Poison Pill

Corporate Actions
Updated Apr 2026

A shareholder rights plan that allows existing shareholders to buy new shares at a discount, diluting a hostile acquirer's stake.

What is Poison Pill?

A poison pill, formally known as a shareholder rights plan, is a defensive measure adopted by a company's board to deter or block hostile takeovers. When triggered — typically when any single shareholder exceeds a set ownership threshold (commonly 15–20%) without board approval — the plan allows all shareholders except the triggering acquirer to purchase additional shares at a steep discount, often 50%. This dilutes the hostile bidder's economic and voting interest, making the acquisition prohibitively expensive.

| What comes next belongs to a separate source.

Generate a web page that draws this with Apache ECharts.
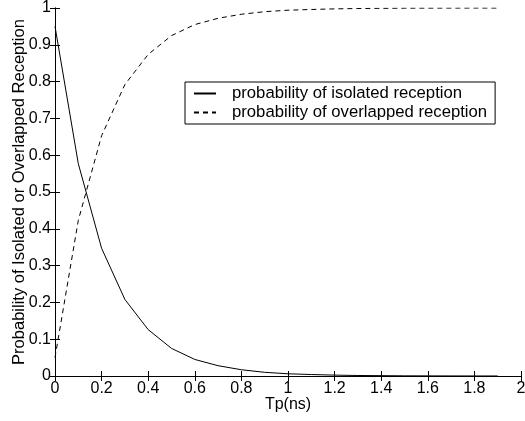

Poison pills effectively give boards veto power over unsolicited bids. Institutional shareholder advisors like ISS often oppose long-term poison pills as entrenchment devices, while defenders argue they give boards time to maximize value in any change-of-control transaction.

Example

Example

In 2022, Twitter's board adopted a one-year poison pill with a 15% threshold after Elon Musk disclosed he had acquired 9.1% of the company's shares. The pill was designed to prevent Musk from accumulating more than 15% without board approval. However, Musk subsequently made a tender offer for the whole company, and the board eventually dropped the pill and agreed to the sale.